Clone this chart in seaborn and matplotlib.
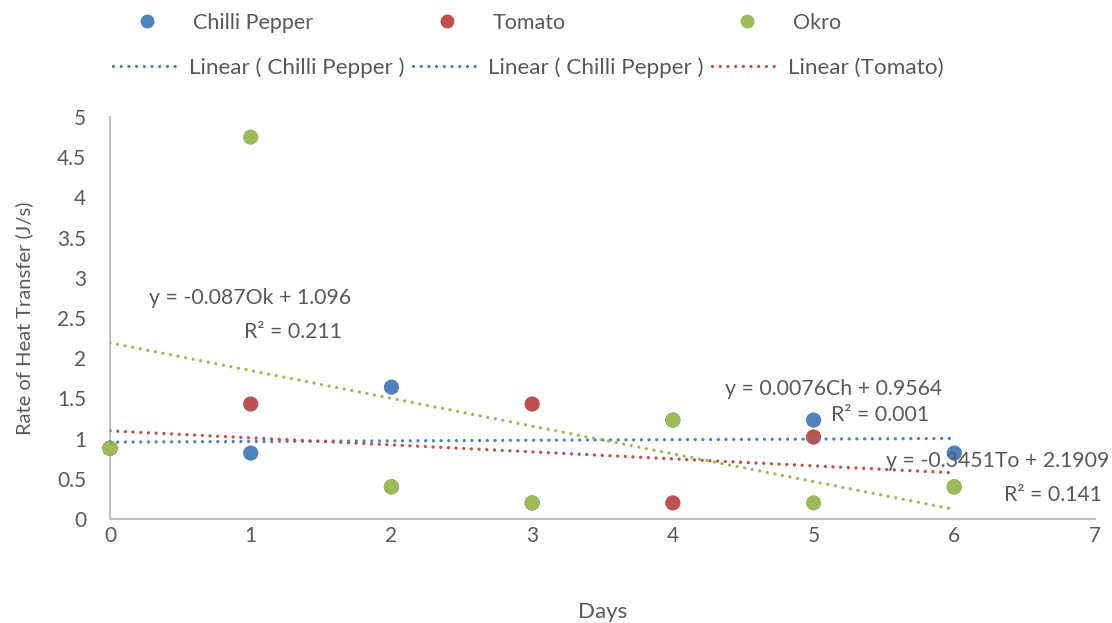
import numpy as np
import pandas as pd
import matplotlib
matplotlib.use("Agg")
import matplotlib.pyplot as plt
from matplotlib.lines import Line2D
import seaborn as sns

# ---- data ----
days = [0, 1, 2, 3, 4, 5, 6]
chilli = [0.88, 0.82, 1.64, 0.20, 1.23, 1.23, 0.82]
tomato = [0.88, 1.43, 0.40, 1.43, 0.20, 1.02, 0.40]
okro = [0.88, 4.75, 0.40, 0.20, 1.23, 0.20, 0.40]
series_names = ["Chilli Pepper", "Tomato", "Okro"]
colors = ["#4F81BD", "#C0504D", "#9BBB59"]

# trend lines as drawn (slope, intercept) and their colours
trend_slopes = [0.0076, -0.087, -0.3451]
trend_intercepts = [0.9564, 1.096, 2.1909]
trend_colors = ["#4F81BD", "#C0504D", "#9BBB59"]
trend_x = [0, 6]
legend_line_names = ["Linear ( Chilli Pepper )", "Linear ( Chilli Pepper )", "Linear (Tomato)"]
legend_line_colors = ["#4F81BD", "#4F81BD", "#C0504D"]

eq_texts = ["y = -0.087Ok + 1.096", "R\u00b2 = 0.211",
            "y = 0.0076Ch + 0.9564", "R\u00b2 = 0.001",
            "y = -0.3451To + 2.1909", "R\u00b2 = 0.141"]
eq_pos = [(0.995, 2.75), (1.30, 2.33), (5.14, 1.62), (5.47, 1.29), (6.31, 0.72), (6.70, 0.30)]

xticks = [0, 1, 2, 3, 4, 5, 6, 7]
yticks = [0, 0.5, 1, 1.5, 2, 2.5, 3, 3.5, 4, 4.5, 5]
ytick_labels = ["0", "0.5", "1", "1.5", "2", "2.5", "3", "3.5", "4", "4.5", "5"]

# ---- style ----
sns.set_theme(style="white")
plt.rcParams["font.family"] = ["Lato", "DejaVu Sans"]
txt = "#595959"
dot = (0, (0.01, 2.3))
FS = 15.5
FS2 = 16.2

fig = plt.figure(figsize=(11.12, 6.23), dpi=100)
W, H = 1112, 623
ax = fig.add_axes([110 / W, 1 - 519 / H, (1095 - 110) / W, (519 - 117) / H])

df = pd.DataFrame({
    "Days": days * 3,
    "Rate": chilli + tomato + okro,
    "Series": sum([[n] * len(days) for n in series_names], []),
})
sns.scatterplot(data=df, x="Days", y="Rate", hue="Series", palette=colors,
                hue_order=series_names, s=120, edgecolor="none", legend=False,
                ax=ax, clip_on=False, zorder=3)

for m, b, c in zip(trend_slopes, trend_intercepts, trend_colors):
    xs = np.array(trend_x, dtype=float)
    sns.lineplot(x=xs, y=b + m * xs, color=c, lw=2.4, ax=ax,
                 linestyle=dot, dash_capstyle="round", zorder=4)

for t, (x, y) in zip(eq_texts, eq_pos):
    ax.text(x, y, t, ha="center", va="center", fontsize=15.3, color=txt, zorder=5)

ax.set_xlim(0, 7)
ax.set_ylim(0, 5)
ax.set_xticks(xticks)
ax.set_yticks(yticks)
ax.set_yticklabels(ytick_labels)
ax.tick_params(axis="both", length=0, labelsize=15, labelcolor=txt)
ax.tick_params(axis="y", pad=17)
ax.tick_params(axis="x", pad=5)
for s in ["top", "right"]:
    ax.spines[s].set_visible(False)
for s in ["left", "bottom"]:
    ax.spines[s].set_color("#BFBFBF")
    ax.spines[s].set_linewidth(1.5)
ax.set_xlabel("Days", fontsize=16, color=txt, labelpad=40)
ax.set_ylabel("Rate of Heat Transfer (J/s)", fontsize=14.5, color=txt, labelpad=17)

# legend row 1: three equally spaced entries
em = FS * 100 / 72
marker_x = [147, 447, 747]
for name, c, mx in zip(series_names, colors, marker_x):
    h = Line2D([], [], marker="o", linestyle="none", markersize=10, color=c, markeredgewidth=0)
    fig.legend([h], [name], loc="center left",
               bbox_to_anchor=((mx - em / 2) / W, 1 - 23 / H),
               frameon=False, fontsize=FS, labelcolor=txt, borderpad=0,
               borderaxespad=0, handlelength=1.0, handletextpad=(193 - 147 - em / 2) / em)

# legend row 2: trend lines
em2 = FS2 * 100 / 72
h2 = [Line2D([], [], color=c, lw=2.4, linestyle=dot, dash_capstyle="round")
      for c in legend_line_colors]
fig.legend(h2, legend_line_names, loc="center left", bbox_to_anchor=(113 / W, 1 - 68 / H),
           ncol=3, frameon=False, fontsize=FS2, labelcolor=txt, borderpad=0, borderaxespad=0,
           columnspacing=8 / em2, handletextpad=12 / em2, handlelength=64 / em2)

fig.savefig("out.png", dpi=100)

● ● ●

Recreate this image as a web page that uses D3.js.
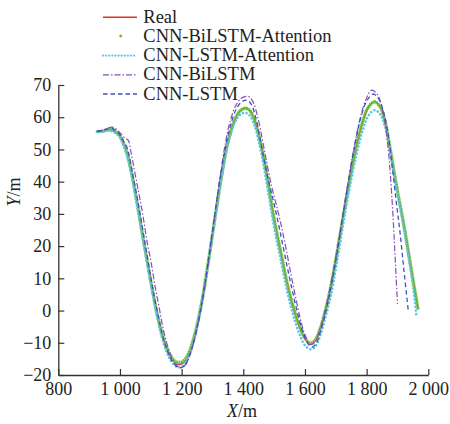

● ● ●

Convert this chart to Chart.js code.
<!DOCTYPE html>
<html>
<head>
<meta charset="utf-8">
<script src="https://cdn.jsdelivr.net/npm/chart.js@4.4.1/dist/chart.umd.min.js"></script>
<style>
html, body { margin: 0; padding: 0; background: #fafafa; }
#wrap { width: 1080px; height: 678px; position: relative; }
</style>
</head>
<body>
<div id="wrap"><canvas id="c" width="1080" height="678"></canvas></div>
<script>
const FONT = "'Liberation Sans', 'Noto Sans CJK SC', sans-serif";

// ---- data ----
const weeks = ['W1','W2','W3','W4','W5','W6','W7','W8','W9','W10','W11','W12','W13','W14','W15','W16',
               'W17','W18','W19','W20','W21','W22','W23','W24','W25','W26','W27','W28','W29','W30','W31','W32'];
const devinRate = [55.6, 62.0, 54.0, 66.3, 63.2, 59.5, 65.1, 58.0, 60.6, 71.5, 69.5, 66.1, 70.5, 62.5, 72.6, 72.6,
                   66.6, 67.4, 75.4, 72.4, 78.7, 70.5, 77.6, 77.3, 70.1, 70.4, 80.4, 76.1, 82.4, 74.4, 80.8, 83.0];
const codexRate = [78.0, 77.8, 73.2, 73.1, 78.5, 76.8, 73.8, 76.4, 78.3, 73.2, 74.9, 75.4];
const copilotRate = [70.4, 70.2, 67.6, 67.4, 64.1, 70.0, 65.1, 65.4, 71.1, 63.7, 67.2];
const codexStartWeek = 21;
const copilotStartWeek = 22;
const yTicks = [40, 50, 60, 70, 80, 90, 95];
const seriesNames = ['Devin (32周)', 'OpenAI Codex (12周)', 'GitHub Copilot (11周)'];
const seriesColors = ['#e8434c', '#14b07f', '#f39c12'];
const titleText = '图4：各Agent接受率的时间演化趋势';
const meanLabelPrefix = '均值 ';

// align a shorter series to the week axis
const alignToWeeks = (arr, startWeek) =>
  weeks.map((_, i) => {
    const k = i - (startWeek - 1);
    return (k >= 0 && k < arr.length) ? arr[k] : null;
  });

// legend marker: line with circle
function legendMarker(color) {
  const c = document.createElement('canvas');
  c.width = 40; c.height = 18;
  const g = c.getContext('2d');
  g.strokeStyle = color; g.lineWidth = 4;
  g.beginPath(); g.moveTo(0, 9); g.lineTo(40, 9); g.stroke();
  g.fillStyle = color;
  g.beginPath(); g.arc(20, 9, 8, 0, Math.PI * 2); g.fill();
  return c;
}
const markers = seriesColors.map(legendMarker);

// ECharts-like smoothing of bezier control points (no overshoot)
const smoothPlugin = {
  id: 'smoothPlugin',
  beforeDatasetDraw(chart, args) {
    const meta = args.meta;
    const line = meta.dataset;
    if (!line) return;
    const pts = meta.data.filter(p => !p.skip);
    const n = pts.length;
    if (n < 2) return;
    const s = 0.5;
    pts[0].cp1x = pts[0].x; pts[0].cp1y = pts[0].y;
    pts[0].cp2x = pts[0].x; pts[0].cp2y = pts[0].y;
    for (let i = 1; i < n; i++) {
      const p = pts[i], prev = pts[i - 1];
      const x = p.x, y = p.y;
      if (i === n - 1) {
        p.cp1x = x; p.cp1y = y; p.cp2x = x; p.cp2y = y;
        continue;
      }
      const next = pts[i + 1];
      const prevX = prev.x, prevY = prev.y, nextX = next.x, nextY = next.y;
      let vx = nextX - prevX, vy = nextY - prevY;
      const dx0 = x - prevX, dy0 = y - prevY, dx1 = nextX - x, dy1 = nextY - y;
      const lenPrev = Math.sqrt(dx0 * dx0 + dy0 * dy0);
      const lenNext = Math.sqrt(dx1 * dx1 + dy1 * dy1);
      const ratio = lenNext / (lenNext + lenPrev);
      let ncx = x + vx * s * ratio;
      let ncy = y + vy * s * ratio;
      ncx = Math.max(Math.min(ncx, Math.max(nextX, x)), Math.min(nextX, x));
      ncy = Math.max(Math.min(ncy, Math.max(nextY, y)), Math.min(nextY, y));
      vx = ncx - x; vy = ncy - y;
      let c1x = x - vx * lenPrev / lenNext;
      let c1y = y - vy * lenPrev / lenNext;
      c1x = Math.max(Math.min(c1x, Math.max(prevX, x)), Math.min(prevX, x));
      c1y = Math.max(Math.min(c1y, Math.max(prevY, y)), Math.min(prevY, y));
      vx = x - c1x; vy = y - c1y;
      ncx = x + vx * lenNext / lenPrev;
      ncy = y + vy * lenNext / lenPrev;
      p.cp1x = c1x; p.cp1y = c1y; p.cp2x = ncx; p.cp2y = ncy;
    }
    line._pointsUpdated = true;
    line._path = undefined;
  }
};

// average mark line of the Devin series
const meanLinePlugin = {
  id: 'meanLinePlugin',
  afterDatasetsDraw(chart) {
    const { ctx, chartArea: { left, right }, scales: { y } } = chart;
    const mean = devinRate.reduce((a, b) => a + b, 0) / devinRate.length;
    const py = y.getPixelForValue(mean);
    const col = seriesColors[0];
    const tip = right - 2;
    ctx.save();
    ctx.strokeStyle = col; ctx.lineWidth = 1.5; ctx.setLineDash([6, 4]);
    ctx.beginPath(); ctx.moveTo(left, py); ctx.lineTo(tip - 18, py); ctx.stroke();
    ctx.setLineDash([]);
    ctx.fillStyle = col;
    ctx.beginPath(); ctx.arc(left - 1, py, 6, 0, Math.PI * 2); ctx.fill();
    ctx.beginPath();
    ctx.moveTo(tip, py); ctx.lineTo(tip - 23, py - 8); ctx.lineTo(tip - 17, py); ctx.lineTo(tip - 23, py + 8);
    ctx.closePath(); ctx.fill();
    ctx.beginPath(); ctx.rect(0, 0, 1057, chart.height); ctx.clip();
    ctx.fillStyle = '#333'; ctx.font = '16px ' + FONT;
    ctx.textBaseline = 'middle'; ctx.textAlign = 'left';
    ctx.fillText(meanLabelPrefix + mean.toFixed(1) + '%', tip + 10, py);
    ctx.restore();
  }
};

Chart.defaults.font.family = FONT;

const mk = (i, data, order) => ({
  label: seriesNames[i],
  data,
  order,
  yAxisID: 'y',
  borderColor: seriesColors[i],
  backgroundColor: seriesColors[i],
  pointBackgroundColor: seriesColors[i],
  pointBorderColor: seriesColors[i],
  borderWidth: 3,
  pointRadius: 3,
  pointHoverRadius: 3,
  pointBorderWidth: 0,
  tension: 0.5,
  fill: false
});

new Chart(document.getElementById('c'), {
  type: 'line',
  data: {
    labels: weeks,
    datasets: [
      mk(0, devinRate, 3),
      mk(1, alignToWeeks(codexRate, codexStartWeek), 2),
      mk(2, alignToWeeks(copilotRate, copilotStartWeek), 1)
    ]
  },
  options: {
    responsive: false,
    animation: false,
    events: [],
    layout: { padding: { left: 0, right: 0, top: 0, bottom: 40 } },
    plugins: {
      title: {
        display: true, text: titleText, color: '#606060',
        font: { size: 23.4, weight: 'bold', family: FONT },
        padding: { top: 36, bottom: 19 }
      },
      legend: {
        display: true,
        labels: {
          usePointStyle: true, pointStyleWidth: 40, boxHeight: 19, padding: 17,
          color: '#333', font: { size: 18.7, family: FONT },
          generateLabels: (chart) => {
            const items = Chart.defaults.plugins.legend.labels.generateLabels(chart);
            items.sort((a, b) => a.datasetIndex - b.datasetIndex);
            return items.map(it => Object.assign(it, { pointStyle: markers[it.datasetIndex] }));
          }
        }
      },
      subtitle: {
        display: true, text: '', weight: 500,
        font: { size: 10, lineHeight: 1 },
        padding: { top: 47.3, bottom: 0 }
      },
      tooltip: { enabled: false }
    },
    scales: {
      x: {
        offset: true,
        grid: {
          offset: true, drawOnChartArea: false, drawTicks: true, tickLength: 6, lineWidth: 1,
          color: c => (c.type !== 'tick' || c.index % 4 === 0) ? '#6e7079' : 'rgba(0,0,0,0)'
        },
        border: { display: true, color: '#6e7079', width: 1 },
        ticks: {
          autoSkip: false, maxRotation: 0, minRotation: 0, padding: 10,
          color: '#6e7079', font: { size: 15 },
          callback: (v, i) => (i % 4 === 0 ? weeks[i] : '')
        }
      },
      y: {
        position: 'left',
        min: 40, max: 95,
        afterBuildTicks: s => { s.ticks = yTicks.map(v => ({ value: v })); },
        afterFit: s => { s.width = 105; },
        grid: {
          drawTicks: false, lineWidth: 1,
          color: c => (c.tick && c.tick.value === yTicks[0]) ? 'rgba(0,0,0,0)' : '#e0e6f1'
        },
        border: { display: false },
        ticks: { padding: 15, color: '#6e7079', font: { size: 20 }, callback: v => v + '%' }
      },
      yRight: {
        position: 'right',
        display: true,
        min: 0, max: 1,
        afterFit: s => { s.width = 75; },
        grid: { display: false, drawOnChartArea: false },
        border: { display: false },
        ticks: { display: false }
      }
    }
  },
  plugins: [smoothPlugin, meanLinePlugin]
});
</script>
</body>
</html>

● ● ●

§ **YOUR OBJECTIVE**
Leave the pictures out, then copy word for word only the lines from the one containing "Clone this chart in seaborn and matplotlib." through the one containing "0.72), (6.70, 0.30)]", both included.

§ **RIGHT ANSWER**
Clone this chart in seaborn and matplotlib.
import numpy as np
import pandas as pd
import matplotlib
matplotlib.use("Agg")
import matplotlib.pyplot as plt
from matplotlib.lines import Line2D
import seaborn as sns

# ---- data ----
days = [0, 1, 2, 3, 4, 5, 6]
chilli = [0.88, 0.82, 1.64, 0.20, 1.23, 1.23, 0.82]
tomato = [0.88, 1.43, 0.40, 1.43, 0.20, 1.02, 0.40]
okro = [0.88, 4.75, 0.40, 0.20, 1.23, 0.20, 0.40]
series_names = ["Chilli Pepper", "Tomato", "Okro"]
colors = ["#4F81BD", "#C0504D", "#9BBB59"]

# trend lines as drawn (slope, intercept) and their colours
trend_slopes = [0.0076, -0.087, -0.3451]
trend_intercepts = [0.9564, 1.096, 2.1909]
trend_colors = ["#4F81BD", "#C0504D", "#9BBB59"]
trend_x = [0, 6]
legend_line_names = ["Linear ( Chilli Pepper )", "Linear ( Chilli Pepper )", "Linear (Tomato)"]
legend_line_colors = ["#4F81BD", "#4F81BD", "#C0504D"]

eq_texts = ["y = -0.087Ok + 1.096", "R\u00b2 = 0.211",
            "y = 0.0076Ch + 0.9564", "R\u00b2 = 0.001",
            "y = -0.3451To + 2.1909", "R\u00b2 = 0.141"]
eq_pos = [(0.995, 2.75), (1.30, 2.33), (5.14, 1.62), (5.47, 1.29), (6.31, 0.72), (6.70, 0.30)]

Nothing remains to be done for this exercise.